Die von der westlichen Militärkoalition am 19. März gestarteten Luftangriffe hätten die Schlagkraft der Gadafi-Einheiten gegen Zivilisten zwar erheblich beeinträchtigt, sagte Ham. Das gelte allerdings nicht für die von den Rebellen kontrollierte und von Gadafis Einheiten belagerte Küstenstadt Misrata im Westen des Landes.

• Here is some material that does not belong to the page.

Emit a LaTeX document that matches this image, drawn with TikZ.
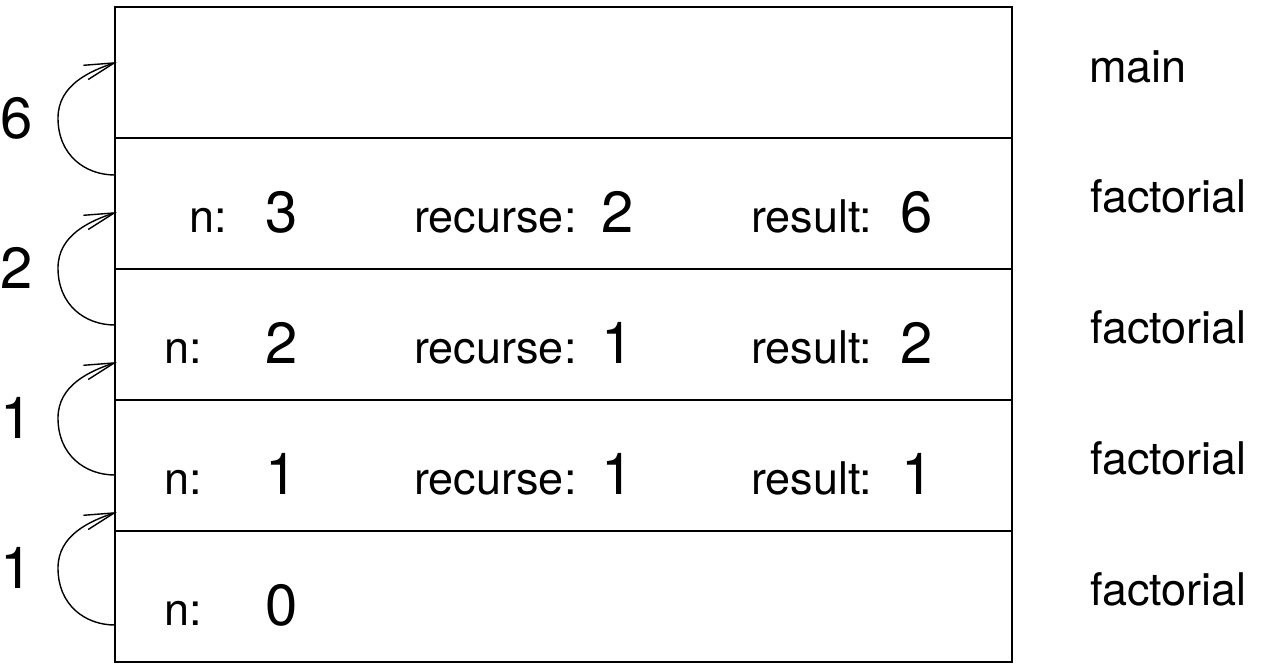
\documentclass[tikz,border=0pt]{standalone}
\usepackage{fontspec}
\setmainfont{TeX Gyre Heros}
\usetikzlibrary{arrows.meta}
\tikzset{
  frame/.style={draw, line width=2pt, minimum width=897pt, minimum height=131pt, inner sep=0pt},
  lbl/.style={anchor=base west, inner sep=0pt, font=\fontsize{45}{50}\selectfont},
  val/.style={anchor=base west, inner sep=0pt, font=\fontsize{58}{64}\selectfont},
  ret/.style={line width=1.4pt, -{Straight Barb[length=30pt,width=15pt,line width=1.4pt]}}
}
\begin{document}
\begin{tikzpicture}[x=1pt,y=-1pt]
\useasboundingbox (0,0) rectangle (1263,667);
% frames
\node[frame] (f1) at (563.5,72.5) {};
\node[frame] (f2) at (563.5,203.5) {};
\node[frame] (f3) at (563.5,334.5) {};
\node[frame] (f4) at (563.5,465.5) {};
\node[frame] (f5) at (563.5,596.5) {};
% frame names
\node[lbl] (m1) at (1089,82) {main};
\node[lbl] (m2) at (1090,212) {factorial};
\node[lbl] (m3) at (1090,343) {factorial};
\node[lbl] (m4) at (1090,474) {factorial};
\node[lbl] (m5) at (1090,605) {factorial};
% row 2
\node[lbl] (n2) at (189,232) {n:};
\node[val] (nv2) at (265,232) {3};
\node[lbl] (r2) at (414,232) {recurse:};
\node[val] (rv2) at (601,232) {2};
\node[lbl] (s2) at (751,232) {result:};
\node[val] (sv2) at (900,232) {6};
% row 3
\node[lbl] (n3) at (164,363) {n:};
\node[val] (nv3) at (265,363) {2};
\node[lbl] (r3) at (414,363) {recurse:};
\node[val] (rv3) at (601,363) {1};
\node[lbl] (s3) at (751,363) {result:};
\node[val] (sv3) at (900,363) {2};
% row 4
\node[lbl] (n4) at (164,494) {n:};
\node[val] (nv4) at (265,494) {1};
\node[lbl] (r4) at (414,494) {recurse:};
\node[val] (rv4) at (601,494) {1};
\node[lbl] (s4) at (751,494) {result:};
\node[val] (sv4) at (901,494) {1};
% row 5
\node[lbl] (n5) at (164,625) {n:};
\node[val] (nv5) at (265,625) {0};
% return values
\node[val] (v1) at (0,138) {6};
\node[val] (v2) at (0,288) {2};
\node[val] (v3) at (0,438) {1};
\node[val] (v4) at (0,588) {1};
% return arrows
\foreach \i in {0,1,2,3} {
  \coordinate (a\i) at (115,175+150*\i);
  \coordinate (c\i) at (58,118+150*\i);
  \coordinate (b\i) at (117,62+150*\i);
  \draw[ret] (a\i) .. controls (85,175+150*\i) and (58,155+150*\i) .. (c\i)
                   .. controls (58,85+150*\i) and (90,71+150*\i) .. (b\i);
}
\end{tikzpicture}
\end{document}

Harding zu Rebellen: Nicht erkennbar, wer Panzer fährt
Eine Entschuldigung für die versehentlichen Luftangriffe auf Rebellen lehnt die NATO ab. "Es scheint, dass unsere Angriffe von gestern den Tod einiger Rebellen zur Folge hatten", sagte Harding, typisch britisch kühl. "Aber ich werde mich nicht dafür entschuldigen." In den beiden umkämpften Küstenstädten Ajdabiya und Brega sei die Lage "fließend" und schwer überschaubar. "Die Lage dort ist unübersichtlich, Panzer und Fahrzeuge sind in allen Richtungen unterwegs, und es ist schwer festzustellen, wer sie fährt."

Bei dem Bombardement von NATO-Kampfflugzeugen nahe Brega waren am Donnerstag drei Panzer zerstört und ein Krankenwagen von Granatsplittern getroffen worden. Mindestens zwei Rebellen und ein Sanitäter starben. "Bis gestern hatten wir keine Ahnung, dass die Aufständischen auch Panzer benutzen", sagte Harding. "Unsere Aufgabe ist der Schutz von Zivilisten. Und Panzer sind in der Vergangenheit benutzt worden, um Zivilisten anzugreifen."

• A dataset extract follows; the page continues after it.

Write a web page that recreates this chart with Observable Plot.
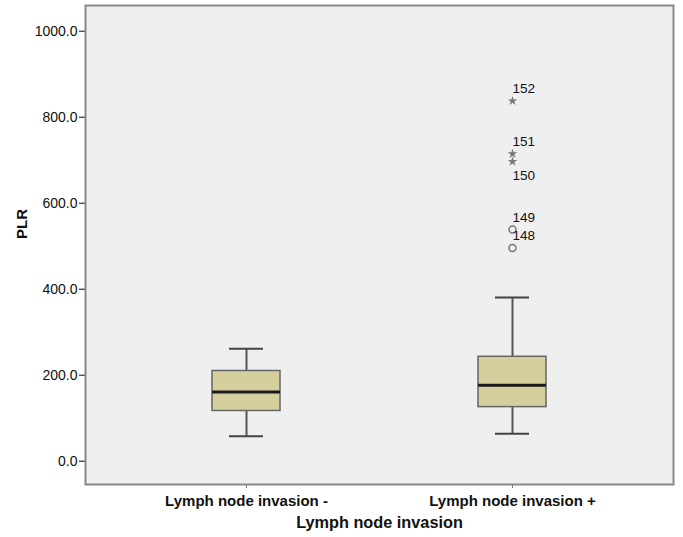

Der Militärchef der libyschen Rebellen, Abdel Fattah Younes, erklärte dagegen, die NATO sei sehr wohl über den Einsatz von Panzern durch die Aufständischen informiert worden. Harding lehnte aber auch eine bessere Kommunikation mit den Rebellen ab: "Wir, die wir Zivilisten mit welchen Überzeugungen auch immer zu schützen versuchen, haben nicht die Aufgabe, die Kommunikation mit den Rebellen zu verbessern." Die NATO würde auch die Rebellen angreifen, falls diese Zivilisten attackierten oder bedrohten, versicherte der Konteradmiral: "Die Antwort muss Ja lauten. Das Mandat der Vereinten Nationen ist sehr klar."

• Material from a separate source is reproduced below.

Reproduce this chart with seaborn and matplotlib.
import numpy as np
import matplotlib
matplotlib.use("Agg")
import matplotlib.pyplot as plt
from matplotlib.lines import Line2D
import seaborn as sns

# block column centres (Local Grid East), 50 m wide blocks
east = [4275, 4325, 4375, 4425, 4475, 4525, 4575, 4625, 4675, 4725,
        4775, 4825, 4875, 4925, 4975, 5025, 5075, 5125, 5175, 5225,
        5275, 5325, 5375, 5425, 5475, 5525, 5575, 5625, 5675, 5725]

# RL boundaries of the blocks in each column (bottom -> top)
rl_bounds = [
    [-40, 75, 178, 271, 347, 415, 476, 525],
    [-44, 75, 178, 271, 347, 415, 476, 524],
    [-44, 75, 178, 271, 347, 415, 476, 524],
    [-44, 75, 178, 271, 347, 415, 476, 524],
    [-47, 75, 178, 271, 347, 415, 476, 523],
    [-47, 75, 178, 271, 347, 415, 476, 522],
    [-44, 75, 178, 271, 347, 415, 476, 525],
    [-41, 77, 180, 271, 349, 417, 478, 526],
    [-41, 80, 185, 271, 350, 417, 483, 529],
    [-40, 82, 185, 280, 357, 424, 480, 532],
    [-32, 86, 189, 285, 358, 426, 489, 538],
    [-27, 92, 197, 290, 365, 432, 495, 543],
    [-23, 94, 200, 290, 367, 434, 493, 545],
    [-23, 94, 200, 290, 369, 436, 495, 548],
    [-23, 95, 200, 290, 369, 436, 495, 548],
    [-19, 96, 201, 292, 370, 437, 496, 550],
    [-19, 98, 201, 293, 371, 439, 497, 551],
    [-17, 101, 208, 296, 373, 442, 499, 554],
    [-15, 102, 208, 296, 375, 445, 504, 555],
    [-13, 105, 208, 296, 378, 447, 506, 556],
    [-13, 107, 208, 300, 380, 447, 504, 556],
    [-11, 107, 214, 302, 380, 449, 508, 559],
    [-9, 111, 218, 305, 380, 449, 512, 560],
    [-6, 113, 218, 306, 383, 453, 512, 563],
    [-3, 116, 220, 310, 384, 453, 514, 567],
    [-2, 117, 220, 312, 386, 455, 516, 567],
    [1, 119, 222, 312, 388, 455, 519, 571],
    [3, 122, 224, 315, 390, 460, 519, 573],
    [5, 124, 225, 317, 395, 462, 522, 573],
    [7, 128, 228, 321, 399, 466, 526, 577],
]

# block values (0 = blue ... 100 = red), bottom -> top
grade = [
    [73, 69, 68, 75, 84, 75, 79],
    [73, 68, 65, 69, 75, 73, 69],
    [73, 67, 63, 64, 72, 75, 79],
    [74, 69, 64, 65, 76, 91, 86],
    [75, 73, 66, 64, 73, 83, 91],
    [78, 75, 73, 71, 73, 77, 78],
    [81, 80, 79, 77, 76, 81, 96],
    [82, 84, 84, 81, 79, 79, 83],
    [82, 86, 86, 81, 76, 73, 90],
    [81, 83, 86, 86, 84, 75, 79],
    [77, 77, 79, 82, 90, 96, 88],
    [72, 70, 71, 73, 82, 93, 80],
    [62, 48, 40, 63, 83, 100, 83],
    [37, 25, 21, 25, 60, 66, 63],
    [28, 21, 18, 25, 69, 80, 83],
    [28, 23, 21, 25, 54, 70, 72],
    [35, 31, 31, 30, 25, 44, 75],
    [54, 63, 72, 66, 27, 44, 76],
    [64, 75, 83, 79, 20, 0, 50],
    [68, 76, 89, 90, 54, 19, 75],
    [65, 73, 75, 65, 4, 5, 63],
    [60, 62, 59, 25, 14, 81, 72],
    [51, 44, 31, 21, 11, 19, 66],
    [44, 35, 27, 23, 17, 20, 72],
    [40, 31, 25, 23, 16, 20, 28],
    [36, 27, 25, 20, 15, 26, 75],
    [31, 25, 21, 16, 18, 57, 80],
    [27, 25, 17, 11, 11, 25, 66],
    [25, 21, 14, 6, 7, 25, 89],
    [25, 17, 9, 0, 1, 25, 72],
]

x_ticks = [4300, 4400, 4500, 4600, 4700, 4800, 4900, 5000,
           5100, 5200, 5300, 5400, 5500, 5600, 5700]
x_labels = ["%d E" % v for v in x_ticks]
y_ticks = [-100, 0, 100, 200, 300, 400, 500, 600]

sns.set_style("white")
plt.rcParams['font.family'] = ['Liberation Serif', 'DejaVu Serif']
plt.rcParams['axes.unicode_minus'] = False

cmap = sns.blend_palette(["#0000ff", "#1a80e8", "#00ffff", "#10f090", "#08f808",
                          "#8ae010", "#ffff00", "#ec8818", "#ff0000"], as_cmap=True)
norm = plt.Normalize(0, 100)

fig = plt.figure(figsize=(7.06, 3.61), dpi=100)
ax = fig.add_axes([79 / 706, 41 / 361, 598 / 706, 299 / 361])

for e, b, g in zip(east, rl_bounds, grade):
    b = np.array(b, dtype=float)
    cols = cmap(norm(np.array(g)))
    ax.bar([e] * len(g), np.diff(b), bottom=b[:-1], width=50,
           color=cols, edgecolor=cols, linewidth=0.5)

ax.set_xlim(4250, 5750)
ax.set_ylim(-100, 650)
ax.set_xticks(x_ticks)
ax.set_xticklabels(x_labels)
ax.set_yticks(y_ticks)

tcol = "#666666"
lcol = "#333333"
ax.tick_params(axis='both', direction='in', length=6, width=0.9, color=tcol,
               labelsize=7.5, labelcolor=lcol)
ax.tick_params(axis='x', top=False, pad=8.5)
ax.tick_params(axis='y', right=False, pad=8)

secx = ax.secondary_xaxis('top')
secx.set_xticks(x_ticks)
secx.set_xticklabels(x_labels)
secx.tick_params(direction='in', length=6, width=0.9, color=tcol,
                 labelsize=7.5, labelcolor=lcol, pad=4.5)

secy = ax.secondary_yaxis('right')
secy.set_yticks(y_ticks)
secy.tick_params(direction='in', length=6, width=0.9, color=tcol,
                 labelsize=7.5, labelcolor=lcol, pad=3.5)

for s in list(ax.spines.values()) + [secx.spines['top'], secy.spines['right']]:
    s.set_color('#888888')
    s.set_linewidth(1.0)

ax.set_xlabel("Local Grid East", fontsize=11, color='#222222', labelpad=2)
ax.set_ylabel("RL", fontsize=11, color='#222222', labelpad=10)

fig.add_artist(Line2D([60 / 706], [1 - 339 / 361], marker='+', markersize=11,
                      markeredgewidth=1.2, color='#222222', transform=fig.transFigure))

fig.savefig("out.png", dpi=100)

Zivilisten zu schonen, wird immer schwieriger
Die NATO muss sich dieser Tage nicht sonderlich viel Mühe geben, um zu verdeutlichen, wie schwierig die Operation in Libyen mittlerweile geworden ist und was die Prämisse, der Schutz von Zivilisten, bedeutet. In einem Video aus einem britischen Kampfflugzeug, das Reportern am Freitag bei einer Pressekonferenz in der Brüsseler NATO-Zentrale gezeigt wurde, ist zu sehen, wie ein Panzer in der Stadt Misrata durch eine Rakete zerstört wurde. Zuvor hatte dieser Panzer seine Kanone auf ein Gebäude abgefeuert. Nach der Explosion des Panzers flüchteten Gadafi-treue Soldaten auf mehr als einem Dutzend Kleintransportern.

"Die Pro-Gadafi-Kräfte nutzen menschliche Schutzschilde und parken Panzer neben Schulen und Moscheen", erklärte NATO-Sprecherin Oana Lungescu am Freitag. Die NATO verzichte immer dann, wenn das Ziel nicht eindeutig zu identifizieren sei, auf einen Einsatz.

EU rechnet in Kürze mit Militäroperation
Indes verlautete aus der EU, sie werde schon in Kürze mit Soldaten - möglicherweise auch mit Bodentruppen - humanitäre Hilfseinsätze in Libyen schützen. Diplomaten sagten am Freitag in Brüssel, die EU rechne in der kommenden Woche mit einer offiziellen Anfrage des UN-Büros für humanitäre Angelegenheiten (OCHA). Es werde erwartet, dass die Vereinten Nationen Hilfe für die Zivilbevölkerung von Misrata erbitten. Unmittelbar nach der Anforderung durch OCHA könne eine bereits beschlossene Militäroperation der EU Gestalt annehmen. Die EU-Staaten würden dann gefragt, welche Militärkräfte sie zur Verfügung stellen.

Die EU wird am Montag bei einem Gespräch Ashtons mit NATO-Generalsekretär Anders Fogh Rasmussen das weitere Vorgehen besprechen. Die EU-Außenminister werden sich am Dienstag bei einem Treffen in Luxemburg mit dem Einsatz befassen. Der italienische Konteradmiral Claudio Gaudiosi soll die Mission von Rom aus leiten. Die Kosten werden zunächst auf 7,9 Millionen Euro geschätzt.